Monday, August 29, 2011

Obama's Regulatory Flood Drowns The Economy

If Obama really wants to simulate the economy, he needs to do less, not more.
Businesses large and small face more uncertainty today about the federal regulatory environment than at any point since the New Deal radically increased the role of the government in the nation's economy. Thanks to Obamacare and the Dodd-Frank financial reform law, plus President Obama's decision to use bureaucratic regulation to start major initiatives like cap and trade that Congress refused to pass, the federal bureaucracy has been drafting new regulations at an unprecedented pace. Seeing this tsunami of red tape flooding out of Washington, company owners and executives wisely opt to delay new hires and investments until they have a clearer idea how much their already huge compliance costs will increase and how the markets will be warped by changes mandated by the bureaucrats. 

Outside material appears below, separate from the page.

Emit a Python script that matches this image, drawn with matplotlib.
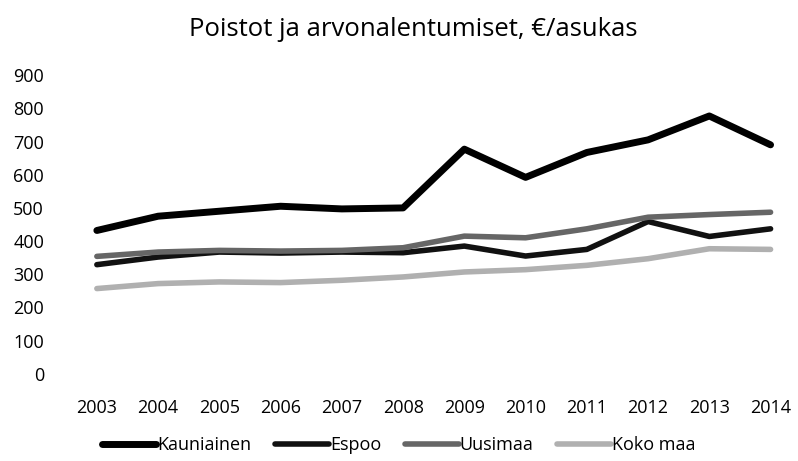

As House Speaker John Boehner noted earlier this week in a blog post, "a simple scan of the Obama administration's current regulatory agenda indicates that the administration currently has 4,257 new regulatory actions in the works, of which at least 219 will have an economic impact of $100 million or more. That is an increase of nearly 15 percent over last year, when a similar search showed 191 new economically significant regulatory actions by the administration to be in the works." Even before those 4,257 new regulations go into effect, the Federal Register shows more than 81,000 pages of regulations, which result in compliance costs in excess of $1.7 trillion, according to the Competitive Enterprise Institute's "Ten Thousand Commandments: How much regulation is enough" report for 2010.